Defendants also contend that the September 13, 2016 Order cannot be the “judgment…on which the motion is founded” (LR 54.3) but under Fed.R.Civ.P. 54, a “judgment” is defined to “include a decree and any order from which an appeal lies.” FRCP 54(a) (emphasis added). And Defendants appealed the September 13, 2016 Order so they are hard-pressed to argue that it is not an “order from which an appeal lies.” Although not a merits judgment, it is a judgment under Rule 54. See In re Sears, 867 F.3d at 793 (reversing the judgment of the district court) (emphasis added). The Court is also not convinced by Defendants' unsupported argument that their objection only to the reasonableness of the fee made the September 13, 2016 Order any less of a judgment for purposes of Rule 54 and Local Rule 54.3.
The September 13, 2016 Order is the triggering event for purposes of Local Rule 54.3(b) in this case. On December 8, 2016, Plaintiffs timely informed this Court that they intended to seek fees for the work performed on the Original Fee Motion and for any work defending that ruling in the Court of Appeals. Pursuant to this Court's authority to relax compliance with local rules (see Edgewood Manor Apartment Homes, LLC v. RSUI Indem. Co., 733 F.3d 761, 770 (7th Cir. 2013)) and by agreement of the parties, the Court stayed briefing on fees-on-fees pending the appellate ruling.

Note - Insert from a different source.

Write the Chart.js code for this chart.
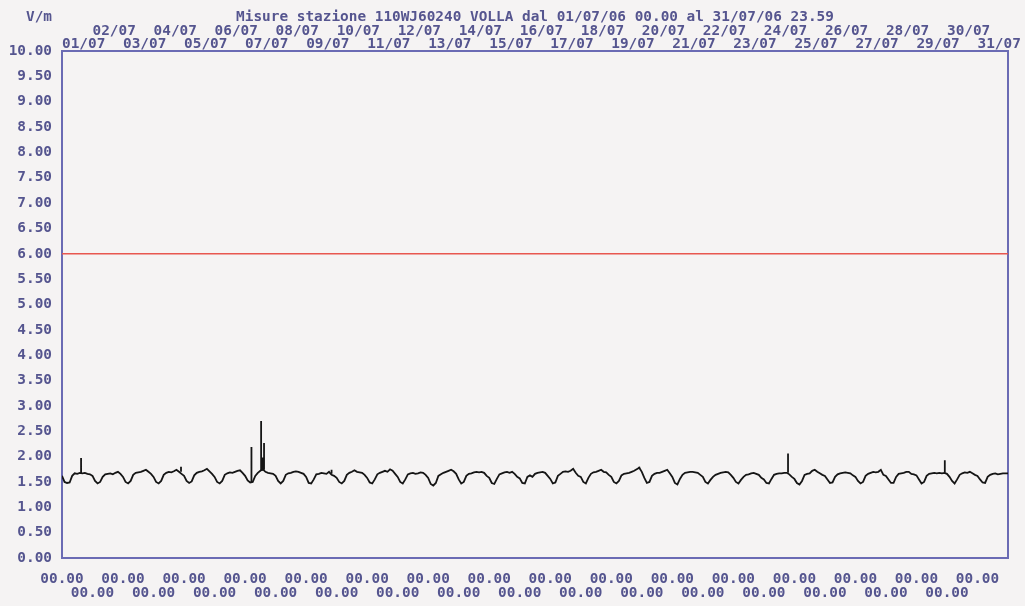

The 86 days from September 13 to December 8, 2016 is within the 91-day deadline. There was no waiver for purposes of Rule 54 and Local Rule 54.3.
Relying on the law of the case doctrine, Defendants argue that any additional award of attorneys' fees to class counsel would violate the Seventh Circuit's mandate. Certainly the direction to award $2.7 million “no more, no less” on remand was clear; this Court entered judgment accordingly. But it is well-settled that under the law of the case doctrine (or its corollary, the mandate rule), “an appellate-court mandate is ‘controlling as to matters within its compass'” but “‘does not extend to issues an appellate court did not address.'” Lees v. Carthage Coll., 560 Fed.Appx. 614, 615 (7th Cir. 2014) (quoting Moore v. Anderson, 222 F.3d 280 (7th Cir. 2000)). “While an appellate decision establishes the ‘law of the case' for all subsequent stages of the litigation…the trial court is restrained only with respect to those issues which have been considered and resolved by the appellate court.” Holcomb v. United States, 622 F.2d 937, 940 (7th Cir. 1980). See also United States v. Robinson, 724 F.3d 878, 886-87 (7th Cir. 2013) (the law of the case doctrine established by an “actual decision of an issue, ” and courts generally use it to “refuse to reopen what has been decided, not a limit to their power.”) (internal citations and quotations omitted).
In this case, the Seventh Circuit considered and resolved Defendants' challenge to this Court's order granting in part the Original Fee Motion. The Seventh Circuit upheld the fees based on Plaintiff's lodestar, but rejected the application of a multiplier. This Court does not believe that the Seventh Circuit's ruling that this Court erred by applying a multiplier was a ruling on the question of fees-on-fees.